Work instructions: Can you transcribe the data exactly? Leave the pictures out.
*** Data shown
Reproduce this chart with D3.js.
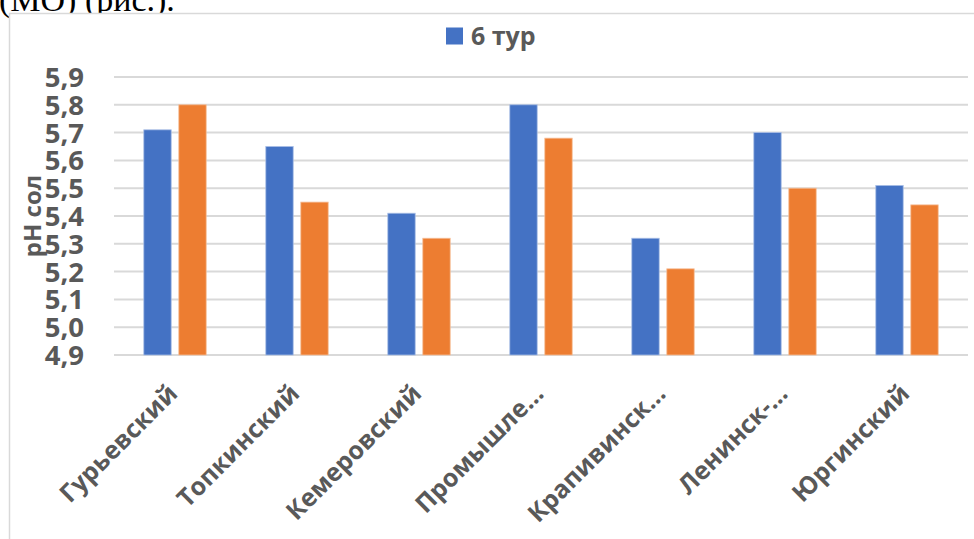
<!DOCTYPE html>
<html><head><meta charset="utf-8">
<script src="https://cdn.jsdelivr.net/npm/d3@7"></script>
<style>body{margin:0;background:#fff;overflow:hidden}svg{display:block}</style>
</head><body>
<svg id="c" width="974" height="539"></svg>
<script>
const categories = ["Гурьевский","Топкинский","Кемеровский","Промышле…","Крапивинск…","Ленинск-…","Юргинский"];
const series6 = [5.71,5.65,5.41,5.80,5.32,5.70,5.51];
const seriesOther = [5.80,5.45,5.32,5.68,5.21,5.50,5.44];
const yTicks = [4.9,5.0,5.1,5.2,5.3,5.4,5.5,5.6,5.7,5.8,5.9];
const legendLabel = "6 тур";
const yTitle = "pH сол";
const topText = "(МО) (рис.).";

const svg = d3.select("#c");
const font = "'Open Sans', sans-serif";
const grey = "#595959";

// page text above chart
svg.append("text").attr("x",-1).attr("y",11).attr("font-family","'Liberation Serif', serif")
  .attr("font-size",34).attr("fill","#000").text(topText);

// chart border
svg.append("rect").attr("x",9.5).attr("y",13.5).attr("width",1000).attr("height",600)
  .attr("fill","#fff").attr("stroke","#D9D9D9").attr("stroke-width",1.5);

const x0 = 114, x1 = 968, yTop = 77, yBot = 355;
const x = d3.scaleBand().domain(categories).range([x0,x1]).paddingInner(0).paddingOuter(0);
const y = d3.scaleLinear().domain([4.9,5.9]).range([yBot,yTop]);

// gridlines
svg.append("g").selectAll("line").data(yTicks).join("line")
  .attr("x1",x0).attr("x2",x1).attr("y1",d=>y(d)).attr("y2",d=>y(d))
  .attr("stroke","#D9D9D9").attr("stroke-width",2);

// y tick labels
const fmt = d => d3.format(".1f")(d).replace(".",",");
svg.append("g").selectAll("text").data(yTicks).join("text")
  .attr("x",84).attr("y",d=>y(d)).attr("dy","0.36em").attr("text-anchor","end")
  .attr("font-family",font).attr("font-weight","bold").attr("font-size",27.5)
  .attr("fill",grey).text(fmt);

// y title
svg.append("text").attr("transform","translate(41,216) rotate(-90)").attr("text-anchor","middle")
  .attr("font-family",font).attr("font-weight","bold").attr("font-size",24)
  .attr("fill",grey).text(yTitle);

// bars
const bw = 27.4, gap = 7.6;
const off = (x.bandwidth() - (2*bw+gap))/2;
const data = categories.map((c,i)=>({c, a:series6[i], b:seriesOther[i]}));
const g = svg.append("g");
[["a","#4472C4","#A9BEE6"],["b","#ED7D31","#F6BE98"]].forEach(([k,col,st])=>{
  g.selectAll("rect."+k).data(data).join("rect").attr("class",k)
   .attr("x",d=>x(d.c)+off+(k==="a"?0:bw+gap)).attr("width",bw)
   .attr("y",d=>y(d[k])).attr("height",d=>y(4.9)-y(d[k]))
   .attr("fill",col).attr("stroke",st).attr("stroke-width",0.8);
});

// category labels
svg.append("g").selectAll("text").data(categories).join("text")
  .attr("transform",d=>`translate(${x(d)+x.bandwidth()/2-8.5},${382.5}) rotate(-45)`)
  .attr("text-anchor","end").attr("dy","0.71em")
  .attr("font-family",font).attr("font-weight","bold").attr("font-size",25)
  .attr("fill",grey).text(d=>d);

// legend
svg.append("rect").attr("x",446).attr("y",27.5).attr("width",17).attr("height",17).attr("fill","#4472C4");
svg.append("text").attr("x",471).attr("y",44.5).attr("font-family",font).attr("font-weight","bold")
  .attr("font-size",25).attr("fill",grey).text(legendLabel);
</script>
</body></html>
******
Task result:
Reproduce this chart with D3.js.
<!DOCTYPE html>
<html><head><meta charset="utf-8">
<script src="https://cdn.jsdelivr.net/npm/d3@7"></script>
<style>body{margin:0;background:#fff;overflow:hidden}svg{display:block}</style>
</head><body>
<svg id="c" width="974" height="539"></svg>
<script>
const categories = ["Гурьевский","Топкинский","Кемеровский","Промышле…","Крапивинск…","Ленинск-…","Юргинский"];
const series6 = [5.71,5.65,5.41,5.80,5.32,5.70,5.51];
const seriesOther = [5.80,5.45,5.32,5.68,5.21,5.50,5.44];
const yTicks = [4.9,5.0,5.1,5.2,5.3,5.4,5.5,5.6,5.7,5.8,5.9];
const legendLabel = "6 тур";
const yTitle = "pH сол";
const topText = "(МО) (рис.).";

const svg = d3.select("#c");
const font = "'Open Sans', sans-serif";
const grey = "#595959";

// page text above chart
svg.append("text").attr("x",-1).attr("y",11).attr("font-family","'Liberation Serif', serif")
  .attr("font-size",34).attr("fill","#000").text(topText);

// chart border
svg.append("rect").attr("x",9.5).attr("y",13.5).attr("width",1000).attr("height",600)
  .attr("fill","#fff").attr("stroke","#D9D9D9").attr("stroke-width",1.5);

const x0 = 114, x1 = 968, yTop = 77, yBot = 355;
const x = d3.scaleBand().domain(categories).range([x0,x1]).paddingInner(0).paddingOuter(0);
const y = d3.scaleLinear().domain([4.9,5.9]).range([yBot,yTop]);

// gridlines
svg.append("g").selectAll("line").data(yTicks).join("line")
  .attr("x1",x0).attr("x2",x1).attr("y1",d=>y(d)).attr("y2",d=>y(d))
  .attr("stroke","#D9D9D9").attr("stroke-width",2);

// y tick labels
const fmt = d => d3.format(".1f")(d).replace(".",",");
svg.append("g").selectAll("text").data(yTicks).join("text")
  .attr("x",84).attr("y",d=>y(d)).attr("dy","0.36em").attr("text-anchor","end")
  .attr("font-family",font).attr("font-weight","bold").attr("font-size",27.5)
  .attr("fill",grey).text(fmt);

// y title
svg.append("text").attr("transform","translate(41,216) rotate(-90)").attr("text-anchor","middle")
  .attr("font-family",font).attr("font-weight","bold").attr("font-size",24)
  .attr("fill",grey).text(yTitle);

// bars
const bw = 27.4, gap = 7.6;
const off = (x.bandwidth() - (2*bw+gap))/2;
const data = categories.map((c,i)=>({c, a:series6[i], b:seriesOther[i]}));
const g = svg.append("g");
[["a","#4472C4","#A9BEE6"],["b","#ED7D31","#F6BE98"]].forEach(([k,col,st])=>{
  g.selectAll("rect."+k).data(data).join("rect").attr("class",k)
   .attr("x",d=>x(d.c)+off+(k==="a"?0:bw+gap)).attr("width",bw)
   .attr("y",d=>y(d[k])).attr("height",d=>y(4.9)-y(d[k]))
   .attr("fill",col).attr("stroke",st).attr("stroke-width",0.8);
});

// category labels
svg.append("g").selectAll("text").data(categories).join("text")
  .attr("transform",d=>`translate(${x(d)+x.bandwidth()/2-8.5},${382.5}) rotate(-45)`)
  .attr("text-anchor","end").attr("dy","0.71em")
  .attr("font-family",font).attr("font-weight","bold").attr("font-size",25)
  .attr("fill",grey).text(d=>d);

// legend
svg.append("rect").attr("x",446).attr("y",27.5).attr("width",17).attr("height",17).attr("fill","#4472C4");
svg.append("text").attr("x",471).attr("y",44.5).attr("font-family",font).attr("font-weight","bold")
  .attr("font-size",25).attr("fill",grey).text(legendLabel);
</script>
</body></html>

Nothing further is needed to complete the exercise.